When you're young in ministry, it feels like the whole world is at your fingertips, or at least that you have to grab it while you can, before it's too late. You have a vision in your heart, fire in your belly, and a calling you believe in with all your soul. You work hard, raise support, make connections, and tell yourself you are simply being faithful.
But here is a hard truth. It is possible to have a pure calling and still operate from mixed motives. Without even realizing it, you can slip into thinking you have earned the right to draw people and resources away from other ministries because you can lead them better, care for them more, or help them go further. It feels like strategy. It sounds like stewardship. But sometimes it is just competition dressed in Kingdom clothes.
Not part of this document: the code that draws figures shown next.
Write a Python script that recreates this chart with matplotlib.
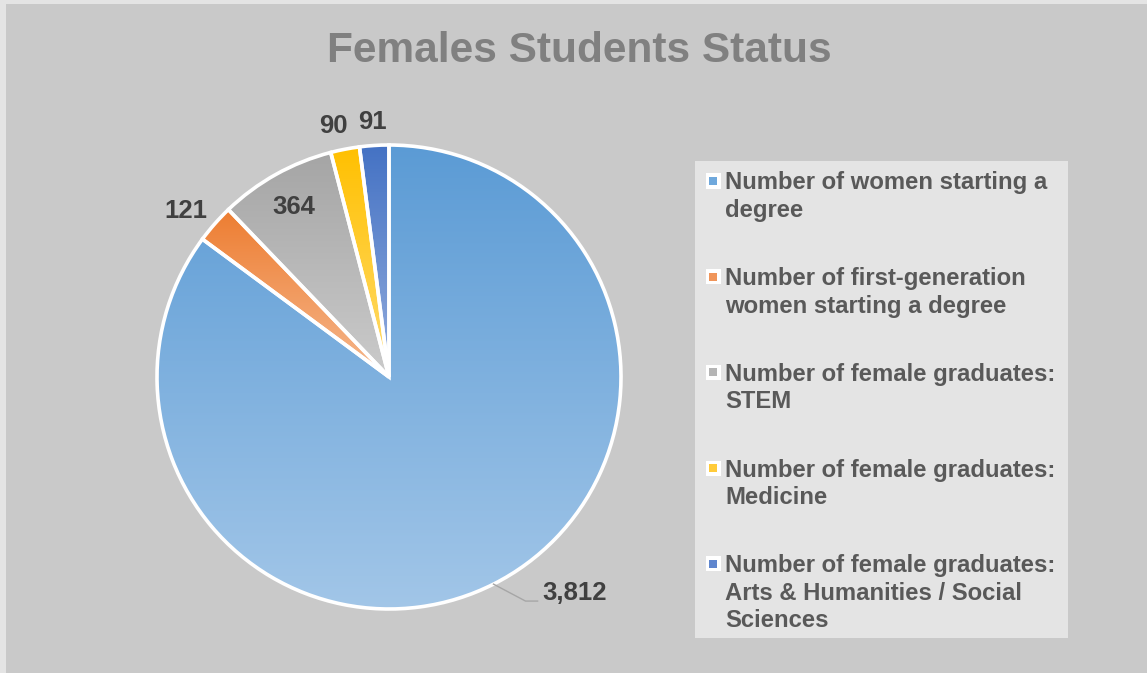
import textwrap
import numpy as np
import matplotlib
matplotlib.use("Agg")
import matplotlib.pyplot as plt
from matplotlib.colors import to_rgb
from matplotlib.patches import Rectangle

# ---- data ----
title = "Females Students Status"
categories = [
    "Number of women starting a degree",
    "Number of first-generation women starting a degree",
    "Number of female graduates: STEM",
    "Number of female graduates: Medicine",
    "Number of female graduates: Arts & Humanities / Social Sciences",
]
values = [3812, 121, 364, 90, 91]
value_labels = ["3,812", "121", "364", "90", "91"]

# ---- styles ----
top_colors = ["#5B9BD5", "#ED7D31", "#A5A5A5", "#FFC000", "#4472C4"]
bottom_colors = ["#A2C6E8", "#F6B88E", "#CBCBCB", "#FFDC70", "#94ADDD"]
mid_colors = ["#6FA8DC", "#F0955A", "#B5B5B5", "#FFCB3A", "#5F86CE"]
label_radius = [None, 1.13, 0.84, 1.11, 1.10]
label_shift = [0, 2.0, 0, 1.5, 0]  # degrees, counter-clockwise nudge

W, H = 1147, 673
fig = plt.figure(figsize=(W / 100, H / 100), dpi=100)
fig.patch.set_facecolor("#E4E4E4")
fig.add_artist(Rectangle((6 / W, 0), 1 - 6 / W, 1 - 4 / H, transform=fig.transFigure,
                         facecolor="#C9C9C9", edgecolor="none", zorder=0))

font = "Liberation Sans"

# title
fig.text(579 / W, 1 - 51 / H, title, ha="center", va="center", fontsize=30.5,
         fontweight="bold", color="#808080", family=font)

# pie axes (pixel geometry)
cx, cy, R = 389, 377, 232
ax = fig.add_axes([(cx - R) / W, (H - cy - R) / H, 2 * R / W, 2 * R / H])
ax.set_facecolor("none")
wedges, _ = ax.pie(values, startangle=90, counterclock=False, radius=1,
                   wedgeprops=dict(edgecolor="white", linewidth=2.6))

for i, w in enumerate(wedges):
    ext = w.get_path().get_extents()
    c0 = np.array(to_rgb(top_colors[i]))
    c1 = np.array(to_rgb(bottom_colors[i]))
    t = np.linspace(0, 1, 256)[:, None, None]
    img = c0[None, None, :] * (1 - t) + c1[None, None, :] * t
    im = ax.imshow(img, extent=(ext.x0, ext.x1, ext.y0, ext.y1), origin="upper",
                   aspect="auto", zorder=1, interpolation="bilinear")
    im.set_clip_path(w)
    w.set_facecolor("none")
    w.set_zorder(2)

ax.set_xlim(-1, 1)
ax.set_ylim(-1, 1)
ax.set_aspect("equal")
ax.axis("off")

# data labels
total = sum(values)
ang = 90.0
for i, (v, lab) in enumerate(zip(values, value_labels)):
    span = 360.0 * v / total
    mid = np.deg2rad(ang - span / 2)
    ang -= span
    if label_radius[i] is None:
        ex, ey = np.cos(mid), np.sin(mid)
        elbow = (ex + 0.138, ey - 0.073)
        end = (elbow[0] + 0.052, elbow[1])
        ax.plot([ex, elbow[0], end[0]], [ey, elbow[1], end[1]], color="#A6A6A6",
                lw=1.0, zorder=3, clip_on=False)
        ax.text(end[0] + 0.022, end[1] + 0.034, lab, ha="left", va="center",
                fontsize=18.5, fontweight="bold", color="#404040", family=font,
                zorder=4, clip_on=False)
    else:
        r = label_radius[i]
        a = mid + np.deg2rad(label_shift[i])
        ax.text(r * np.cos(a), r * np.sin(a), lab, ha="center", va="center",
                fontsize=18.5, fontweight="bold", color="#404040", family=font,
                zorder=4, clip_on=False)

# legend box
lx0, ly0, lx1, ly1 = 695, 161, 1068, 638
fig.add_artist(Rectangle((lx0 / W, 1 - ly1 / H), (lx1 - lx0) / W, (ly1 - ly0) / H,
                         transform=fig.transFigure, facecolor="#E4E4E4",
                         edgecolor="none", zorder=1))
entry_y0, entry_dy = 181, 95.7
for i, cat in enumerate(categories):
    yc = entry_y0 + i * entry_dy
    wrapped = textwrap.fill(cat, width=27, break_on_hyphens=False)
    # marker
    fig.add_artist(Rectangle((706 / W, 1 - (yc + 7.5) / H), 15 / W, 15 / H,
                             transform=fig.transFigure, facecolor="white",
                             edgecolor="none", zorder=2))
    fig.add_artist(Rectangle((709.5 / W, 1 - (yc + 4) / H), 8 / W, 8 / H,
                             transform=fig.transFigure, facecolor=mid_colors[i],
                             edgecolor="none", zorder=3))
    fig.text(725 / W, 1 - (yc - 9.5) / H, wrapped, ha="left", va="top",
             fontsize=17.2, fontweight="bold", color="#595959", family=font,
             linespacing=1.25, zorder=3)

fig.savefig("out.png", dpi=100, facecolor=fig.get_facecolor())
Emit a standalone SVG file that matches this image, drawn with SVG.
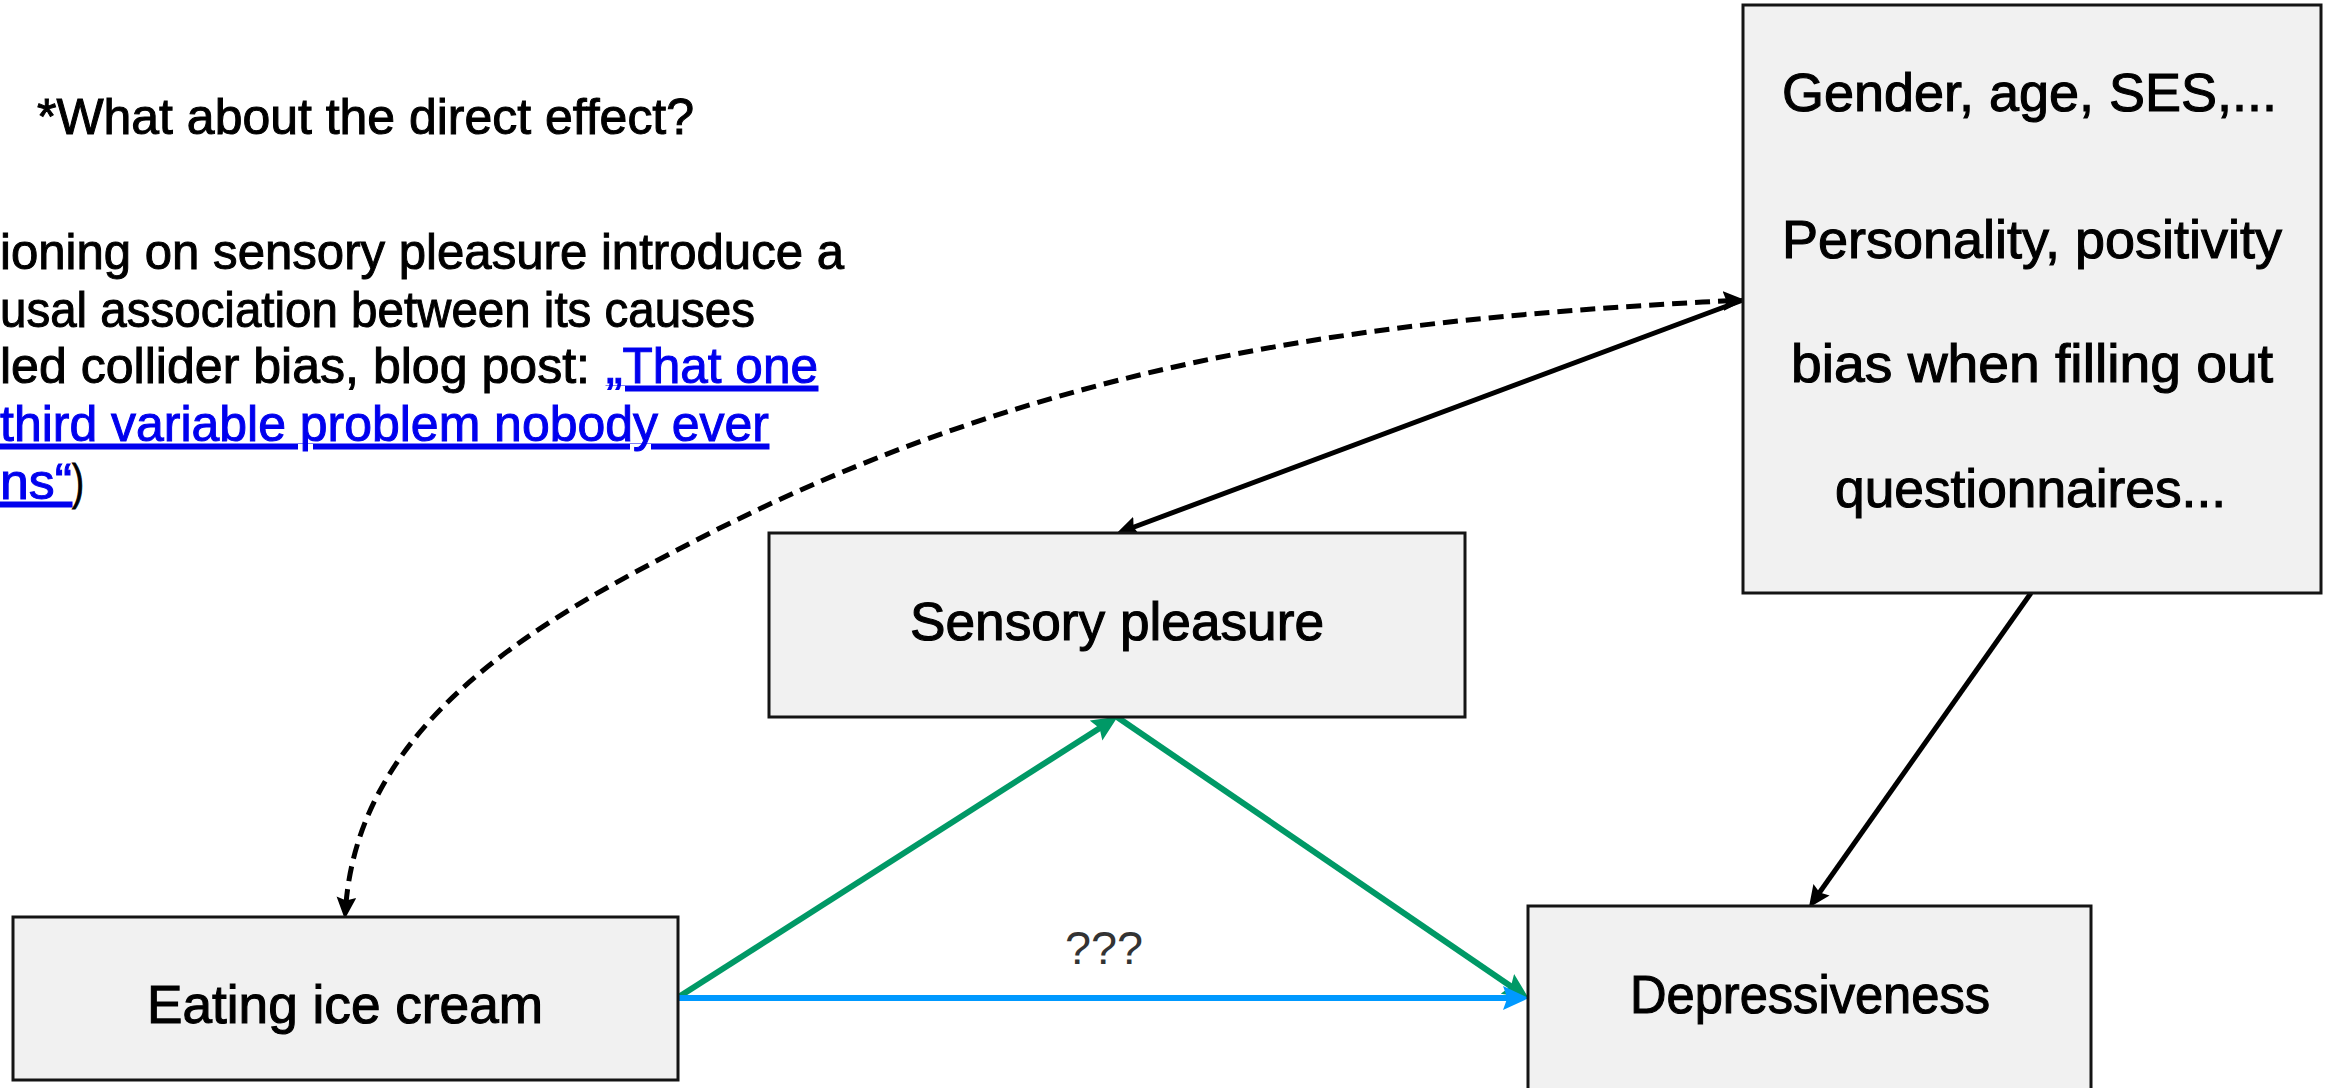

If someone calls it out, you will probably deny it. Most of us do. Pride rarely announces itself at the front door. It prefers to sneak in through side windows, hiding behind phrases like "I am just doing what God called me to do" or "I am helping them find their best place." Sometimes that is true. But sometimes, if we are honest, we are just more comfortable having them in our corner than cheering them on in someone else's.
The danger is subtle. You think you are just running your race, but you have started glancing sideways. You measure your progress against someone else's, and before you know it, ministry feels like a competition to gather the most, keep the best, and prove your worth.
As I look back, I see that as a young servant, God has had to teach me this lesson more than once, and I am sure that I failed many times. I wish I had learned it quickly, but the truth is, it took time for the Lord to help me see that His work is bigger than my corner of it.
Here is the truth that will set you free. You have nothing to prove and nothing to grab. In Christ, you already have the Father's full love, full acceptance, and full provision. You are not working toward approval; you are working from it. When you begin to understand that you are God the Father's beloved, that He delights in you no matter the size of your ministry, when you see the unconditional love and the ceaseless, bottomless grace, when you know that He is already pleased with you and that you serve one and only One, then you will find a peace and grace you never knew.
Jesus modeled this perfectly. He did not weaken John the Baptist's ministry to strengthen His own. He did not pull John's disciples away to make His work look better. He honored John, affirmed his calling, and stayed focused on His mission. That is what a servant looks like. That is what security in the Father's love produces. You can bless someone else's work without fearing it will diminish yours.
If you want to guard your heart from this trap, ask yourself:
Am I trying to build my ministry by adding value to others, or by taking value from them?
Do I see people as co-laborers in God's field, or as assets for my own work?
Do I secretly compare my ministry's size, support, or opportunities to those of others?
When someone else succeeds, do I genuinely rejoice, or does it make me feel smaller?
If no one knew my name, would I still be content to serve?
Do I measure success by the size of my platform, or by the depth of my service?
Am I willing to give my best to someone who will be serving elsewhere?
These questions are not meant to shame you. They are intended to help you see clearly. The Holy Spirit does not point this out to condemn you, but to set you free.
Here is the bigger picture. The Kingdom of God is not a pie with only so many slices. It is a living, growing work. When you give instead of grab, when you bless instead of compete, the pie keeps getting bigger.
Paul said it best. "In lowliness of mind let each esteem other better than themselves" (Philippians 2:3). That is not just a verse to memorize. It is a way of living. It means you can help someone thrive, even if it doesn't benefit you. It means you can celebrate someone else's harvest without feeling like your field is failing.
So stay teachable. Run your race. Keep your eyes on Jesus, not on the runner in the next lane. Build in a way that leaves people better than you found them, whether they stay with you or not. Because in the end, the reward is not for who gathered the most, but for who gave the most for the sake of the King.